In the same way that recovery can ruin your drinking, recovery can also ruin the pleasure of being right, and it crushes the dark joy of holding onto a resentment. A small voice now asks, “What is your part in this?”
So I reached for these tools as I found myself sliding down.
First: I began to pray for help. The first prayers were not elegant. They went like this: “Oh God what is this crap in my head? Help me. I hate this. Remove this. Come on, come on, come on…get this out of me. Hurry up.”
Second: I knew I had to tell on myself so I emailed my sponsor and a close friend. I told them my mean thoughts I was having about people.
Third: My prayer changed to, “Please help me. I think this is old family stuff and its getting attached to someone who triggers my old fear. I know this is mine but I can’t see how to change this. But I want to be free. Help.”
Then the magic began. I got on the train to New York City and turned on my Kindle looking for some distraction and there was another recovery book reminding me about Steps Six and Seven. Bingo.
Throughout the day in New York I kept saying: “I turn my will and my life over to you.” My yucky thoughts kept breaking through but I kept on praying. By the time I was back on the train to come home the grip was lessening
The next day I went for a walk and took my IPod Shuffle along. And what popped right up? A Joe and Charlie talk on Steps 6 and 7. I listened to the two old-timers talk about those steps and here’s what they had to say: God will remove what God can remove and God will do what I can’t do. But God doesn’t do what I can do, so do the opposite.”

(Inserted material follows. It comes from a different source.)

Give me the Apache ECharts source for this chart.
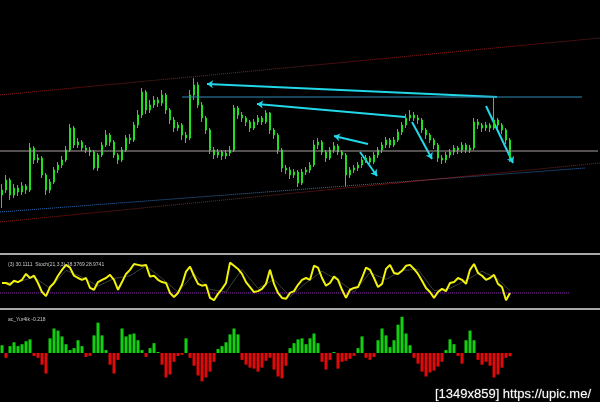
<!DOCTYPE html>
<html><head><meta charset="utf-8">
<script src="https://cdn.jsdelivr.net/npm/echarts@6/dist/echarts.min.js"></script>
<style>html,body{margin:0;padding:0;background:#000}#c{width:600px;height:402px}</style>
</head><body><div id="c"></div>
<script>
// ---- data ----
const barCount = 150; // slots on the time axis (bars 0..127 filled)
const firstOpen = 55;
const closes = [60,70,55,62,58,64,60,102,90,92,75,60,68,80,85,90,100,122,105,108,102,100,98,82,95,105,115,108,95,90,100,112,110,125,135,158,140,145,150,147,155,140,130,122,125,115,112,155,165,145,132,120,100,95,98,94,97,100,142,135,132,128,122,128,132,128,137,120,115,100,82,80,75,78,67,78,80,85,105,108,98,92,100,104,98,95,75,80,82,85,90,92,88,95,100,105,110,105,110,118,125,132,135,132,130,120,115,110,105,92,90,95,98,102,100,105,100,102,128,125,122,125,122,130,125,120,110,92];
const highs = [66,75,72,66,65,68,66,107,104,96,94,77,71,83,88,94,104,126,124,112,110,105,103,100,97,108,120,117,110,97,103,115,116,128,140,162,160,150,154,153,160,157,142,133,128,127,118,160,172,168,148,134,122,103,101,100,100,104,145,144,138,134,130,131,135,134,140,138,122,117,102,85,83,81,80,81,83,88,110,112,110,100,103,108,106,100,97,83,85,88,93,95,94,98,103,108,113,112,113,121,128,136,140,138,135,132,122,117,112,107,95,98,101,105,104,108,107,105,132,131,127,128,127,153,132,127,122,112];
const lows = [42,57,50,52,54,55,56,58,86,87,72,55,57,66,77,82,88,98,102,102,99,97,94,80,79,93,103,104,92,86,88,98,106,108,122,132,136,137,142,143,144,136,126,118,119,110,107,110,150,142,128,116,96,91,92,90,91,94,98,131,128,124,118,120,125,125,126,116,111,96,78,76,71,72,63,65,75,77,83,101,95,88,90,97,95,91,63,72,77,79,82,87,85,86,92,97,102,102,103,108,115,122,129,129,126,117,111,107,101,88,86,87,92,95,96,97,97,97,100,121,118,119,118,120,121,116,106,88];
const stochMain = [42,42,38,47,44,49,62,53,58,42,22,13,33,42,58,71,82,76,58,53,49,53,31,27,44,49,53,60,49,27,44,62,71,84,82,80,82,56,58,49,44,42,20,11,20,38,67,78,58,40,36,38,9,4,18,29,42,87,80,73,62,44,33,22,24,29,40,71,40,20,9,7,20,24,38,49,53,49,80,76,53,36,42,56,49,27,9,27,31,33,53,76,71,53,33,40,73,82,64,62,69,80,82,73,62,47,31,22,9,22,29,24,42,44,53,49,40,71,84,64,58,49,53,60,40,33,4,20];
const stochSignal = [[0,42],[4,44],[8,55],[12,30],[16,70],[20,55],[24,35],[28,52],[32,58],[36,80],[40,52],[44,22],[48,62],[52,28],[56,22],[60,72],[64,30],[68,50],[72,12],[76,42],[80,68],[84,48],[88,22],[92,65],[96,50],[100,70],[104,72],[108,25],[112,30],[116,48],[120,68],[124,50],[127,25]];
const stochLevel = 20;
const stochLevelEnd = 142;
const histogram = [0.53,-0.33,0.47,0.73,0.47,0.6,0.8,0.93,-0.2,-0.33,-0.8,-1.4,1.0,1.67,1.53,1.13,0.6,0.2,0.33,0.87,0.47,-0.27,-0.2,1.2,2.07,1.2,0.2,-0.8,-1.4,-0.47,1.67,1.13,1.27,1.33,0.87,0.2,-0.27,0.33,0.67,0.07,-0.8,-1.67,-1.47,-0.6,-0.2,-0.13,1.0,-0.33,-0.87,-1.53,-1.93,-1.67,-1.27,-0.6,0.27,0.47,0.73,1.27,1.67,1.27,-0.47,-0.8,-1.0,-1.07,-1.27,-1.0,-0.53,-0.33,-1.13,-1.6,-1.73,-0.87,0.33,0.67,0.93,1.0,0.6,1.0,1.33,0.67,-0.6,-1.13,-0.47,0.07,-1.07,-0.6,-0.53,-0.4,-0.2,0.33,1.13,-0.33,-0.47,-0.27,0.87,1.67,1.2,0.4,0.87,1.93,2.47,1.33,0.53,-0.33,-0.73,-1.27,-1.6,-1.33,-1.2,-0.93,-0.6,0.2,0.93,0.6,-0.2,-0.73,0.87,1.53,0.87,-0.47,-0.8,-0.6,-0.87,-1.67,-1.47,-1.0,-0.33,-0.22];
const channelUpper = [[-0.5,155],[149.5,212]];
const channelLower = [[-0.5,28],[149.5,87]];
const blueChannel = [[-0.5,38],[145.75,82]];
const pivotLine = [[-0.5,99],[149,99]];
const resistLine = [[45,153],[145,153]];
const arrows = [
  [[123.75,153],[51.25,166]],
  [[100.75,133],[63.75,146]],
  [[91.5,106],[83,114]],
  [[89.5,98],[93.75,74]],
  [[102.5,128],[107.5,91]],
  [[121,144],[127.75,87]]
];
const stochLabel = '(3) 30.1111  Stoch(21,3,3) 18.3769 28.9741';
const histLabel = 'ac_Yur4ik -0.218';
const watermark = '[1349x859] https://upic.me/';

// ---- chart ----
const cats = Array.from({length: barCount}, (_, i) => String(i));
const ohlc = closes.map((c, i) => [i ? closes[i - 1] : firstOpen, c, lows[i], highs[i]]);
const chart = echarts.init(document.getElementById('c'), null, {renderer: 'canvas'});
const sepLine = {show: true, onZero: false, lineStyle: {color: '#a9a9a9', width: 2}};
const lineS = (data, color, type, width, xi, yi) => ({
  type: 'line', xAxisIndex: xi, yAxisIndex: yi, data, symbol: 'none', silent: true,
  lineStyle: {color, type, width}
});
chart.setOption({
  backgroundColor: '#000',
  animation: false,
  title: [
    {text: stochLabel, left: 3, top: 257, textStyle: {color: '#c8c8c8', fontSize: 5, fontWeight: 'normal', fontFamily: 'Liberation Sans'}},
    {text: histLabel, left: 3, top: 312, textStyle: {color: '#c8c8c8', fontSize: 5, fontWeight: 'normal', fontFamily: 'Liberation Sans'}},
    {text: watermark, right: 3, top: 383, textStyle: {color: '#ffffff', fontSize: 13, fontWeight: 'normal', fontFamily: 'Liberation Sans', textBorderColor: '#333', textBorderWidth: 1}}
  ],
  grid: [
    {left: 0, right: 0, top: 0, height: 250},
    {left: 0, right: 0, top: 254, height: 48},
    {left: 0, right: 0, top: 309, height: 88}
  ],
  xAxis: [
    {type: 'category', gridIndex: 0, data: cats, show: false},
    {type: 'value', gridIndex: 0, min: -0.5, max: barCount - 0.5, show: false},
    {type: 'category', gridIndex: 1, data: cats, position: 'top', axisLine: sepLine, axisTick: {show: false}, axisLabel: {show: false}, splitLine: {show: false}},
    {type: 'value', gridIndex: 1, min: -0.5, max: barCount - 0.5, show: false},
    {type: 'category', gridIndex: 2, data: cats, position: 'top', axisLine: sepLine, axisTick: {show: false}, axisLabel: {show: false}, splitLine: {show: false}}
  ],
  yAxis: [
    {type: 'value', gridIndex: 0, min: 0, max: 250, show: false},
    {type: 'value', gridIndex: 1, min: 0, max: 106, show: false},
    {type: 'value', gridIndex: 2, min: -3, max: 3, show: false}
  ],
  series: [
    lineS(pivotLine, '#a8a0a0', 'solid', 1, 1, 0),
    lineS(channelUpper, '#8a1c1c', 'dotted', 1, 1, 0),
    lineS(channelLower, '#8a1c1c', 'dotted', 1, 1, 0),
    lineS(blueChannel, '#2e6fb8', 'dotted', 1, 1, 0),
    lineS(resistLine, '#2f8db5', 'solid', 1, 1, 0),
    {
      type: 'candlestick', xAxisIndex: 0, yAxisIndex: 0, data: ohlc, barWidth: 2,
      itemStyle: {color: '#1ee01e', color0: '#1ee01e', borderColor: '#1ee01e', borderColor0: '#1ee01e', borderWidth: 1}
    },
    {
      type: 'lines', coordinateSystem: 'cartesian2d', xAxisIndex: 1, yAxisIndex: 0,
      data: arrows.map(a => ({coords: a})), symbol: ['none', 'arrow'], symbolSize: 6,
      lineStyle: {color: '#22d8e8', width: 2, opacity: 1}, silent: true
    },
    lineS(stochSignal, '#3a3f3a', 'solid', 1, 3, 1),
    lineS([[-0.5, stochLevel], [stochLevelEnd, stochLevel]], '#8a2ab0', 'dotted', 1, 3, 1),
    lineS(stochMain, '#f2f20a', 'solid', 2, 2, 1),
    {
      type: 'bar', xAxisIndex: 4, yAxisIndex: 2, data: histogram, barWidth: 3,
      itemStyle: {color: p => p.value >= 0 ? '#10d010' : '#e00a0a'}
    }
  ]
});
</script></body></html>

“Do the opposite.” God will remove the defect if and when we start doing the opposite of the defect we want removed. Want lying removed? Start telling the truth. I wanted jealousy removed so I had to start being emotionally generous.
So here I am two weeks later. No, not fixed. But hyper-aware of a simple set of actions that I can take to shift a defect of character. And yes, I am still praying “hurry up, hurry up” because I hate discomfort. But I can see my part now and I have steps to take, and that, I am taking very personally.